Changing the mindset of the public sector, making its staff customer-centric and focused towards delivering to its citizens is left to the top most public official in Sri Lanka to steer and the President’s Secretary has all the qualities needed to raise Sri Lanka’s public sector to the enviable and proud position it once held.

 

Shenali Waduge

 

One Response to “Sri Lanka needs a Customer-Centric Public Sector”

  1. Vijendra Says:

    Shenali, in SL we have a public sector which has given the control of the system to the minister who is at the top. These ministers are there to make money while the government lasts. Thus they have a very short-term vision. Unfortunately, this applies to all political parties. People come into politics to make money, show their power and not because they want to serve the public. In the olden days, people lost all the wealth they had, when they got into politics. Today the village thug becomes a billionaire in a short period of time as a minister, through illegal means. Look at the Ministers we have. Where were they twenty years ago? How are they today? Did they make their money legally?

    If the intentions of the minister in charge of a department is to make money for himself while he is in power, then the Secretary and the other officials have to make sure that they serve their master “right” or else they will not survive. When the top is like this, can you imagine the motivation they provide for the officers lower down? This is a very sad state of affairs. The whole government system is corrupt as a result of these “square pegs in round holes”. Most public sector employees are frustrated when they see how things work at the top.

    Having said this, there is still hope if there is a political will to set the administration straight. It will certainly not be easy, as a real paradigm shift is needed. Here are some of my thoughts.

    Firstly, the political leadership must lead properly by setting up a strict code of conduct, guidelines and discipline to ensure that the right type of person is selected as a minister to lead a ministry. They should be prepared to put the country first. All those who contest in the election to a government position must publicly declare their wealth before entering into the race. If elected, they should re-declare publicly and annually their family wealth every year they remain in an elected position. Any undue wealth accumulation must be explainable and also contestable by the public.

    Public Service Commission should remain free from political interference. Any political interference must be dealt with by the Cabinet/President.

    The Secretary should be appointed by the PSC based on the qualifications and other merit criteria, subject to acceptance by the Minister responsible. Responsibility for the administration of the personnel of the department should rest with the Secretary with no political interference from the Minister or other political personnel.

    All public sector employees should have a common code of ethics and values that they should be familiar with and follow on a day to day basis.

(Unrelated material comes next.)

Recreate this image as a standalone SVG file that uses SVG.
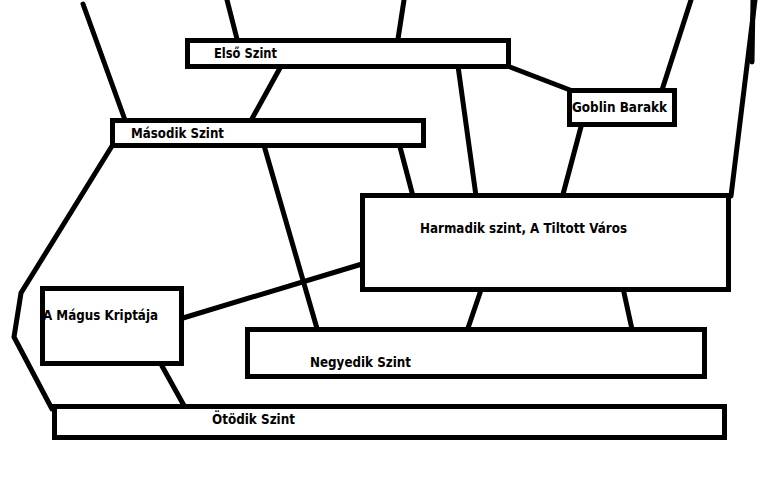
<svg xmlns="http://www.w3.org/2000/svg" width="768" height="480" viewBox="0 0 768 480">
<style>
.box{fill:#fff;stroke:#000;stroke-width:5}
.c{fill:none;stroke:#000;stroke-width:5;stroke-linecap:round;stroke-linejoin:miter}
text{font-family:"DejaVu Sans","Liberation Sans",sans-serif;font-weight:bold;font-size:13.5px;fill:#000}
</style>
<rect width="768" height="480" fill="#fff"/>
<g id="connectors">
<line class="c" x1="83" y1="4" x2="125" y2="120"/>
<line class="c" x1="227" y1="0" x2="237" y2="39"/>
<line class="c" x1="280" y1="68" x2="248" y2="126"/>
<line class="c" x1="404" y1="0" x2="398" y2="39"/>
<line class="c" x1="510" y1="67" x2="570" y2="90"/>
<line class="c" x1="458" y1="66" x2="476" y2="196"/>
<line class="c" x1="582" y1="123" x2="562" y2="198"/>
<line class="c" x1="691" y1="0" x2="662" y2="90"/>
<line class="c" x1="755" y1="0" x2="731" y2="196"/>
<line class="c" x1="753" y1="0" x2="752" y2="62"/>
<line class="c" x1="400" y1="147" x2="414" y2="200"/>
<line class="c" x1="263" y1="142" x2="318" y2="332"/>
<polyline class="c" points="112,146 21,293 14,337 52,409"/>
<line class="c" x1="362" y1="264" x2="183" y2="318"/>
<line class="c" x1="162" y1="366" x2="187" y2="411"/>
<line class="c" x1="482" y1="287" x2="467" y2="331"/>
<line class="c" x1="623" y1="288" x2="633" y2="334"/>
</g>
<g id="elso">
<rect class="box" x="187.5" y="40.5" width="321" height="26"/>
<text x="214" y="58" textLength="63" lengthAdjust="spacingAndGlyphs">Első Szint</text>
</g>
<g id="masodik">
<rect class="box" x="112.5" y="120.5" width="311" height="25"/>
<text x="131" y="137.5" textLength="93" lengthAdjust="spacingAndGlyphs">Második Szint</text>
</g>
<g id="goblin">
<rect class="box" x="569.5" y="90.5" width="105" height="34"/>
<text x="572" y="111.5" textLength="95" lengthAdjust="spacingAndGlyphs">Goblin Barakk</text>
</g>
<g id="harmadik">
<rect class="box" x="362.5" y="195.5" width="366" height="94"/>
<text x="420" y="233" textLength="207" lengthAdjust="spacingAndGlyphs">Harmadik szint, A Tiltott Város</text>
</g>
<g id="kripta">
<rect class="box" x="42.5" y="288.5" width="139" height="75"/>
<text x="43" y="320" textLength="115" lengthAdjust="spacingAndGlyphs">A Mágus Kriptája</text>
</g>
<g id="negyedik">
<rect class="box" x="247.5" y="329.5" width="457" height="47"/>
<text x="310" y="367" textLength="101" lengthAdjust="spacingAndGlyphs">Negyedik Szint</text>
</g>
<g id="otodik">
<rect class="box" x="54.5" y="406.5" width="670" height="31"/>
<text x="212" y="424" textLength="83" lengthAdjust="spacingAndGlyphs">Ötödik Szint</text>
</g>
</svg>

These must be made public so that the public can bring forth complaints or file cases against a government employee if they go against these values and ethics or the code of conduct.

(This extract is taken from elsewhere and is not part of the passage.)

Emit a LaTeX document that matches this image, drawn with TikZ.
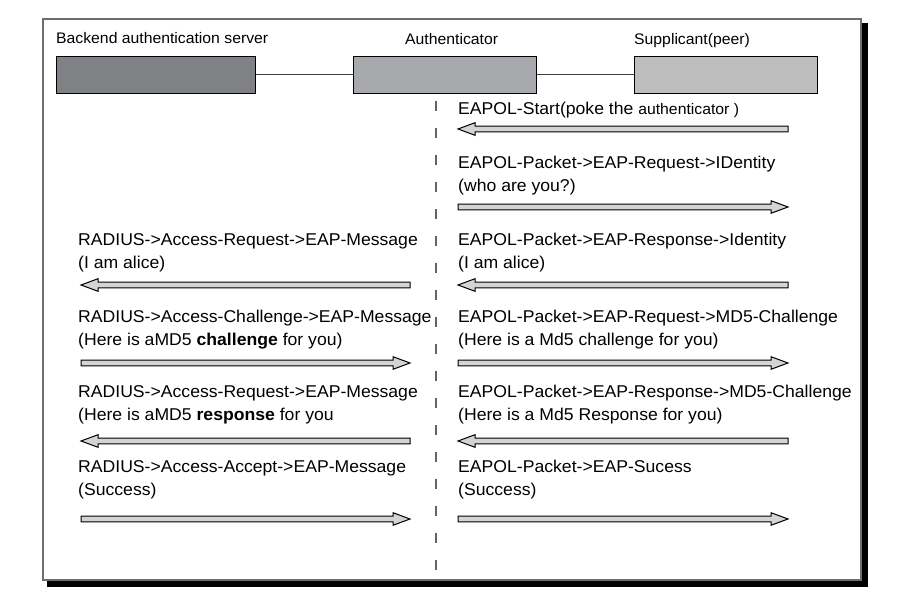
\documentclass[tikz,border=0pt]{standalone}
\usepackage{fontspec}
\setmainfont{Liberation Sans}[FakeStretch=1.03]
\usetikzlibrary{calc}
\definecolor{servergray}{RGB}{128,129,132}
\definecolor{authgray}{RGB}{168,169,172}
\definecolor{suppgray}{RGB}{190,190,190}
\definecolor{arrowgray}{RGB}{212,212,212}
\definecolor{framegray}{RGB}{110,110,110}
\definecolor{lifegray}{RGB}{100,100,100}
\newcommand\smallsz{\fontsize{15.3}{17}\selectfont}
\begin{document}
\begin{tikzpicture}[x=1pt,y=-1pt,
  entity/.style={draw=black, line width=0.9pt, minimum height=37pt,
    inner sep=0pt, anchor=north west},
  header/.style={anchor=base west, inner sep=0pt, font=\smallsz},
  % base anchor of a two-line message sits on its second line
  msg/.style={anchor=base west, inner sep=0pt, align=left,
    font=\fontsize{17.1}{23}\selectfont},
  link/.style={draw=black!75, line width=0.9pt},
  lifeline/.style={draw=lifegray, line width=1.3pt, dash pattern=on 10pt off 17pt},
  fat/.style={draw=black, fill=arrowgray, line width=1pt, line join=miter,
    to path={let \p1=(\tikztostart), \p2=(\tikztotarget),
      \n1={sign(\x2-\x1)} in
      (\x1,\y1+2.9pt) -- (\x2-\n1*17pt,\y1+2.9pt) -- (\x2-\n1*17pt,\y1+6.3pt)
      -- (\x2,\y1) -- (\x2-\n1*17pt,\y1-6.3pt) -- (\x2-\n1*17pt,\y1-2.9pt)
      -- (\x1,\y1-2.9pt) -- cycle}}
]
\useasboundingbox (0,0) rectangle (911,601);

% frame with drop shadow
\fill[black] (47,23) rectangle (868,587);
\draw[draw=framegray, line width=1.2pt, fill=white] (43,19) rectangle (861,580);

% entities
\node[entity, fill=servergray, minimum width=199pt] (server) at (56,56) {};
\node[entity, fill=authgray, minimum width=183pt] (auth) at (353,56) {};
\node[entity, fill=suppgray, minimum width=183pt] (supp) at (634,56) {};
\draw[link] (server) -- (auth);
\draw[link] (auth) -- (supp);

\node[header] (serverlbl) at (56,44) {Backend authentication server};
\node[header] (authlbl) at (405,45) {Authenticator};
\node[header] (supplbl) at (634,45) {Supplicant(peer)};

% authenticator lifeline
\coordinate (lltop) at (436,101);
\coordinate (llbot) at (436,570);
\draw[lifeline] (lltop) -- (llbot);

% arrow end points: left pair (server side), right pair (supplicant side)
\foreach \n/\y in {1/129,2/207,3/285,4/363,5/441,6/519}{
  \coordinate (la\n) at (81,\y);
  \coordinate (lb\n) at (410,\y);
  \coordinate (ra\n) at (458,\y);
  \coordinate (rb\n) at (788,\y);
}

% supplicant <-> authenticator
\node[msg] (m1) at (458,115) {EAPOL-Start(poke the {\smallsz authenticator )}};
\draw[fat] (rb1) to (ra1);
\node[msg] (m2) at (458,192) {EAPOL-Packet->EAP-Request->IDentity\\(who are you?)};
\draw[fat] (ra2) to (rb2);
\node[msg] (m3) at (458,269) {EAPOL-Packet->EAP-Response->Identity\\(I am alice)};
\draw[fat] (rb3) to (ra3);
\node[msg] (m4) at (458,346) {EAPOL-Packet->EAP-Request->MD5-Challenge\\(Here is a Md5 challenge for you)};
\draw[fat] (ra4) to (rb4);
\node[msg] (m5) at (458,421) {EAPOL-Packet->EAP-Response->MD5-Challenge\\(Here is a Md5 Response for you)};
\draw[fat] (rb5) to (ra5);
\node[msg] (m6) at (458,496) {EAPOL-Packet->EAP-Sucess\\(Success)};
\draw[fat] (ra6) to (rb6);

% authenticator <-> server
\node[msg] (s3) at (78,269) {RADIUS->Access-Request->EAP-Message\\(I am alice)};
\draw[fat] (lb3) to (la3);
\node[msg] (s4) at (78,346) {RADIUS->Access-Challenge->EAP-Message\\(Here is aMD5 \textbf{challenge} for you)};
\draw[fat] (la4) to (lb4);
\node[msg] (s5) at (78,421) {RADIUS->Access-Request->EAP-Message\\(Here is aMD5 \textbf{response} for you};
\draw[fat] (lb5) to (la5);
\node[msg] (s6) at (78,496) {RADIUS->Access-Accept->EAP-Message\\(Success)};
\draw[fat] (la6) to (lb6);
\end{tikzpicture}
\end{document}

    To work in the public sector, any potential employee selected should take an oath to work diligently and loyally to the government of the day while upholding the values and ethics of the public sector.
    The responsibilities of any public sector position should be clearly defined and the salary range attached to the post should be available for anyone to access.

    Every job should have a certain annual target outputs and indicators to measure whether these targets have been achieved at year end. There should be recognition of good service and appropriate follow-up action for poor service. Quality of service should be improved on a continual basis.

    The promotion system within the public sector should be fair and equitable and should be based on good client service.

    Any employee should have a clear understanding of who his/her clients are and as to how his/her work helps the department to achieve its goals.

    There should be an upward feed-back system for getting the pulse of the workers so that the processes and procedures could be continually improved to serve the clients.